Tennessee bill to foul Obamacare 'suspect,' attorney general says

photo Tennessee Attorney General Bob Cooper
Arkansas-Tennessee Live Blog

NASHVILLE - A Republican-sponsored bill that seeks to bar insurers from participating in a federally operated health care exchange in Tennessee is "constitutionally suspect," Tennessee Attorney General Bob Cooper said in a legal opinion Monday.

In the opinion, requested by Rep. JoAnne Favors, D-Chattanooga, Cooper said that while states have the authority to regulate insurance under a long-standing federal law, it also retains the power of Congress to "override state insurance law when Congress desires."
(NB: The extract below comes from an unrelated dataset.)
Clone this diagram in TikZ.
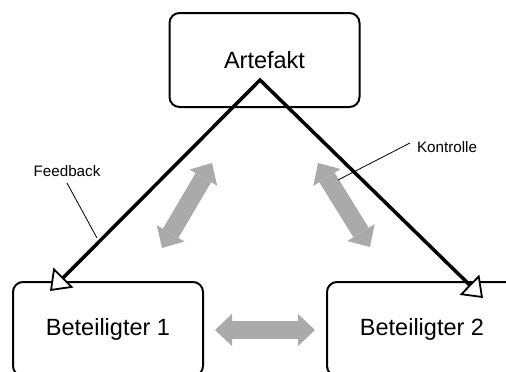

The intent of President Barack Obama's Affordable Care Act was to reform the nation's health insurance and health care delivery markets with the aims of improving access to markets and reducing health costs and uncompensated care, Cooper's opinion notes.

To accomplish those goals, the law provided for establishment of state-based health insurance exchanges, the online market places where individuals, families and small employers can compare prices and buy coverage from one of the insurer's listed on the exchange.

Cooper said "when a federal law specifically relates to the business of insurance, the states remain authorized to regulate the business of insurance but are subject to the limitations imposed by the Supremacy Clause."

Because Gov. Bill Haslam refused to create a state-based exchange, the federal government will run one instead.

Favors, a retired nurse and health care administrator, backs the health care law overhaul that led to the exchanges.

The bill purporting to block insurers from participating in the exchange is sponsored by Sen. Dolores Gresham, R-Somerville, and Rep. Vance Dennis, R-Savannah, who have opposed the law.